Skip all pictures, then print the remaining material exactly.

[GIVEN DATA]
--------

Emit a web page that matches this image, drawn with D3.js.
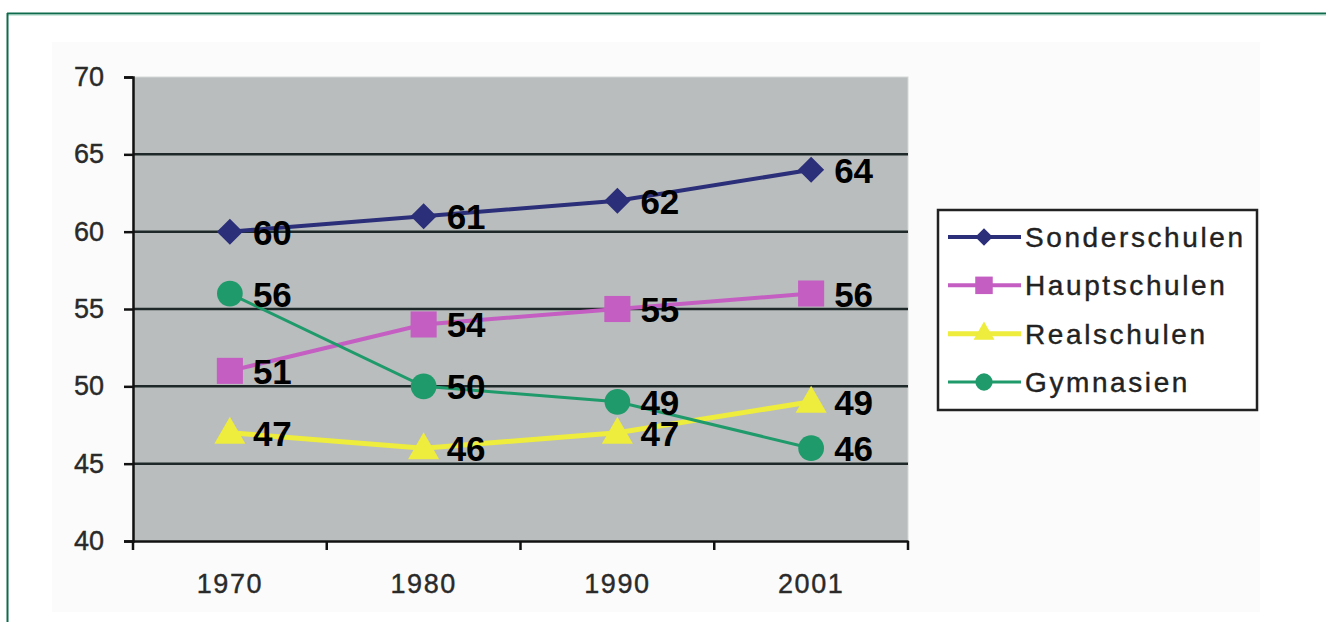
<!DOCTYPE html>
<html><head><meta charset="utf-8">
<script src="https://cdn.jsdelivr.net/npm/d3@7"></script>
<style>html,body{margin:0;padding:0;background:#fff;}svg{display:block;}</style>
</head><body>
<script>
const categories = ["1970", "1980", "1990", "2001"];
const seriesNames = ["Sonderschulen", "Hauptschulen", "Realschulen", "Gymnasien"];
const sonderschulen = [60, 61, 62, 64];
const hauptschulen = [51, 54, 55, 56];
const realschulen = [47, 46, 47, 49];
const gymnasien = [56, 50, 49, 46];
const yTicks = [40, 45, 50, 55, 60, 65, 70];

const diamondSq = { draw(ctx, size) { const r = Math.sqrt(size / 2);
  ctx.moveTo(0, -r); ctx.lineTo(r, 0); ctx.lineTo(0, r); ctx.lineTo(-r, 0); ctx.closePath(); } };

const colors = ["#2b2e78", "#c45ec2", "#eeec3c", "#1f9a6b"];
const shapes = [diamondSq, d3.symbolSquare, d3.symbolTriangle, d3.symbolCircle];
const symSizes = [340, 680, 420, 520];
const lineW = [4, 4, 5, 3];
const values = [sonderschulen, hauptschulen, realschulen, gymnasien];
const FONT = "Liberation Sans, Arial, sans-serif";

const W = 1326, H = 622;
const svg = d3.select("body").append("svg").attr("width", W).attr("height", H);

// frame
svg.append("rect").attr("x", 52).attr("y", 42).attr("width", 1208).attr("height", 570).attr("fill", "#fbfbfb");
svg.append("line").attr("x1", 7).attr("x2", W).attr("y1", 13.5).attr("y2", 13.5).attr("stroke", "#0e6b4c").attr("stroke-width", 2);
svg.append("line").attr("x1", 7).attr("x2", W).attr("y1", 15).attr("y2", 15).attr("stroke", "#9fd3bf").attr("stroke-width", 1);
svg.append("line").attr("x1", 7.5).attr("x2", 7.5).attr("y1", 13).attr("y2", H).attr("stroke", "#0e6b4c").attr("stroke-width", 2);

const L = 133, R = 908, T = 77, B = 541;
const x = d3.scaleBand().domain(categories).range([L, R]);
const y = d3.scaleLinear().domain([40, 70]).range([B, T]);

svg.append("rect").attr("x", L).attr("y", T).attr("width", R - L).attr("height", B - T)
  .attr("fill", "#b9bdbd").attr("stroke", "#d6d8d8").attr("stroke-width", 1);

// gridlines
svg.append("g").selectAll("line").data(yTicks.filter(v => v > 40 && v < 70)).join("line")
  .attr("x1", L).attr("x2", R).attr("y1", d => y(d)).attr("y2", d => y(d))
  .attr("stroke", "#1e2828").attr("stroke-width", 2.5);

// y axis
const yAxis = d3.axisLeft(y).tickValues(yTicks).tickSize(9).tickPadding(20).tickFormat(d3.format("d"));
const gy = svg.append("g").attr("transform", `translate(${L},0)`).call(yAxis);
gy.select(".domain").attr("stroke", "#111").attr("stroke-width", 2.5);
gy.selectAll(".tick line").attr("stroke", "#111").attr("stroke-width", 2.5);
gy.selectAll("text").attr("font-family", FONT).attr("font-size", 27)
  .attr("fill", "#2a2a2a").attr("stroke", "#2a2a2a").attr("stroke-width", 0.4);

// x axis
const xAxis = d3.axisBottom(x).tickSize(0).tickPadding(33);
const gx = svg.append("g").attr("transform", `translate(0,${B})`).call(xAxis);
gx.select(".domain").attr("stroke", "#111").attr("stroke-width", 2.5);
gx.selectAll("text").attr("font-family", FONT).attr("font-size", 27)
  .attr("letter-spacing", 1.5).attr("fill", "#2a2a2a").attr("stroke", "#2a2a2a").attr("stroke-width", 0.4);
const bounds = categories.map(c => x(c)).concat([x(categories[categories.length - 1]) + x.bandwidth()]);
gx.selectAll(".bt").data(bounds).join("line").attr("class", "bt")
  .attr("x1", d => d).attr("x2", d => d).attr("y1", 0).attr("y2", 9)
  .attr("stroke", "#111").attr("stroke-width", 2.5);

const cx = c => x(c) + x.bandwidth() / 2;
const line = d3.line().x((d, i) => cx(categories[i])).y(d => y(d));

values.forEach((vals, s) => {
  const g = svg.append("g");
  g.append("path").datum(vals).attr("d", line).attr("fill", "none")
    .attr("stroke", colors[s]).attr("stroke-width", lineW[s]);
  g.selectAll("path.m").data(vals).join("path").attr("class", "m")
    .attr("d", d3.symbol().type(shapes[s]).size(symSizes[s]))
    .attr("transform", (d, i) => `translate(${cx(categories[i])},${y(d) + (s === 2 ? 2 : 0)})`)
    .attr("fill", colors[s]);
});
values.forEach((vals, s) => {
  svg.append("g").selectAll("text").data(vals).join("text")
    .attr("x", (d, i) => cx(categories[i]) + 23)
    .attr("y", d => y(d) + 13)
    .attr("font-family", FONT).attr("font-weight", "bold")
    .attr("font-size", 35).attr("fill", "#000").text(d => d);
});

// legend
const lg = svg.append("g");
lg.append("rect").attr("x", 938).attr("y", 210).attr("width", 319).attr("height", 200)
  .attr("fill", "#fff").attr("stroke", "#222").attr("stroke-width", 2.5);
const legY = d3.scalePoint().domain(seriesNames).range([237, 382]);
seriesNames.forEach((n, s) => {
  const yy = legY(n);
  lg.append("line").attr("x1", 948).attr("x2", 1021).attr("y1", yy).attr("y2", yy)
    .attr("stroke", colors[s]).attr("stroke-width", lineW[s]);
  lg.append("path").attr("d", d3.symbol().type(shapes[s]).size(symSizes[s] * 0.45))
    .attr("transform", `translate(984,${yy})`).attr("fill", colors[s]);
  lg.append("text").attr("x", 1025).attr("y", yy + 10).text(n)
    .attr("font-family", FONT).attr("font-size", 28)
    .attr("letter-spacing", 2.6).attr("fill", "#222").attr("stroke", "#222").attr("stroke-width", 0.4);
});
</script>
</body></html>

--------

[EXERCISE SOLUTION]
Emit a web page that matches this image, drawn with D3.js.
<!DOCTYPE html>
<html><head><meta charset="utf-8">
<script src="https://cdn.jsdelivr.net/npm/d3@7"></script>
<style>html,body{margin:0;padding:0;background:#fff;}svg{display:block;}</style>
</head><body>
<script>
const categories = ["1970", "1980", "1990", "2001"];
const seriesNames = ["Sonderschulen", "Hauptschulen", "Realschulen", "Gymnasien"];
const sonderschulen = [60, 61, 62, 64];
const hauptschulen = [51, 54, 55, 56];
const realschulen = [47, 46, 47, 49];
const gymnasien = [56, 50, 49, 46];
const yTicks = [40, 45, 50, 55, 60, 65, 70];

const diamondSq = { draw(ctx, size) { const r = Math.sqrt(size / 2);
  ctx.moveTo(0, -r); ctx.lineTo(r, 0); ctx.lineTo(0, r); ctx.lineTo(-r, 0); ctx.closePath(); } };

const colors = ["#2b2e78", "#c45ec2", "#eeec3c", "#1f9a6b"];
const shapes = [diamondSq, d3.symbolSquare, d3.symbolTriangle, d3.symbolCircle];
const symSizes = [340, 680, 420, 520];
const lineW = [4, 4, 5, 3];
const values = [sonderschulen, hauptschulen, realschulen, gymnasien];
const FONT = "Liberation Sans, Arial, sans-serif";

const W = 1326, H = 622;
const svg = d3.select("body").append("svg").attr("width", W).attr("height", H);

// frame
svg.append("rect").attr("x", 52).attr("y", 42).attr("width", 1208).attr("height", 570).attr("fill", "#fbfbfb");
svg.append("line").attr("x1", 7).attr("x2", W).attr("y1", 13.5).attr("y2", 13.5).attr("stroke", "#0e6b4c").attr("stroke-width", 2);
svg.append("line").attr("x1", 7).attr("x2", W).attr("y1", 15).attr("y2", 15).attr("stroke", "#9fd3bf").attr("stroke-width", 1);
svg.append("line").attr("x1", 7.5).attr("x2", 7.5).attr("y1", 13).attr("y2", H).attr("stroke", "#0e6b4c").attr("stroke-width", 2);

const L = 133, R = 908, T = 77, B = 541;
const x = d3.scaleBand().domain(categories).range([L, R]);
const y = d3.scaleLinear().domain([40, 70]).range([B, T]);

svg.append("rect").attr("x", L).attr("y", T).attr("width", R - L).attr("height", B - T)
  .attr("fill", "#b9bdbd").attr("stroke", "#d6d8d8").attr("stroke-width", 1);

// gridlines
svg.append("g").selectAll("line").data(yTicks.filter(v => v > 40 && v < 70)).join("line")
  .attr("x1", L).attr("x2", R).attr("y1", d => y(d)).attr("y2", d => y(d))
  .attr("stroke", "#1e2828").attr("stroke-width", 2.5);

// y axis
const yAxis = d3.axisLeft(y).tickValues(yTicks).tickSize(9).tickPadding(20).tickFormat(d3.format("d"));
const gy = svg.append("g").attr("transform", `translate(${L},0)`).call(yAxis);
gy.select(".domain").attr("stroke", "#111").attr("stroke-width", 2.5);
gy.selectAll(".tick line").attr("stroke", "#111").attr("stroke-width", 2.5);
gy.selectAll("text").attr("font-family", FONT).attr("font-size", 27)
  .attr("fill", "#2a2a2a").attr("stroke", "#2a2a2a").attr("stroke-width", 0.4);

// x axis
const xAxis = d3.axisBottom(x).tickSize(0).tickPadding(33);
const gx = svg.append("g").attr("transform", `translate(0,${B})`).call(xAxis);
gx.select(".domain").attr("stroke", "#111").attr("stroke-width", 2.5);
gx.selectAll("text").attr("font-family", FONT).attr("font-size", 27)
  .attr("letter-spacing", 1.5).attr("fill", "#2a2a2a").attr("stroke", "#2a2a2a").attr("stroke-width", 0.4);
const bounds = categories.map(c => x(c)).concat([x(categories[categories.length - 1]) + x.bandwidth()]);
gx.selectAll(".bt").data(bounds).join("line").attr("class", "bt")
  .attr("x1", d => d).attr("x2", d => d).attr("y1", 0).attr("y2", 9)
  .attr("stroke", "#111").attr("stroke-width", 2.5);

const cx = c => x(c) + x.bandwidth() / 2;
const line = d3.line().x((d, i) => cx(categories[i])).y(d => y(d));

values.forEach((vals, s) => {
  const g = svg.append("g");
  g.append("path").datum(vals).attr("d", line).attr("fill", "none")
    .attr("stroke", colors[s]).attr("stroke-width", lineW[s]);
  g.selectAll("path.m").data(vals).join("path").attr("class", "m")
    .attr("d", d3.symbol().type(shapes[s]).size(symSizes[s]))
    .attr("transform", (d, i) => `translate(${cx(categories[i])},${y(d) + (s === 2 ? 2 : 0)})`)
    .attr("fill", colors[s]);
});
values.forEach((vals, s) => {
  svg.append("g").selectAll("text").data(vals).join("text")
    .attr("x", (d, i) => cx(categories[i]) + 23)
    .attr("y", d => y(d) + 13)
    .attr("font-family", FONT).attr("font-weight", "bold")
    .attr("font-size", 35).attr("fill", "#000").text(d => d);
});

// legend
const lg = svg.append("g");
lg.append("rect").attr("x", 938).attr("y", 210).attr("width", 319).attr("height", 200)
  .attr("fill", "#fff").attr("stroke", "#222").attr("stroke-width", 2.5);
const legY = d3.scalePoint().domain(seriesNames).range([237, 382]);
seriesNames.forEach((n, s) => {
  const yy = legY(n);
  lg.append("line").attr("x1", 948).attr("x2", 1021).attr("y1", yy).attr("y2", yy)
    .attr("stroke", colors[s]).attr("stroke-width", lineW[s]);
  lg.append("path").attr("d", d3.symbol().type(shapes[s]).size(symSizes[s] * 0.45))
    .attr("transform", `translate(984,${yy})`).attr("fill", colors[s]);
  lg.append("text").attr("x", 1025).attr("y", yy + 10).text(n)
    .attr("font-family", FONT).attr("font-size", 28)
    .attr("letter-spacing", 2.6).attr("fill", "#222").attr("stroke", "#222").attr("stroke-width", 0.4);
});
</script>
</body></html>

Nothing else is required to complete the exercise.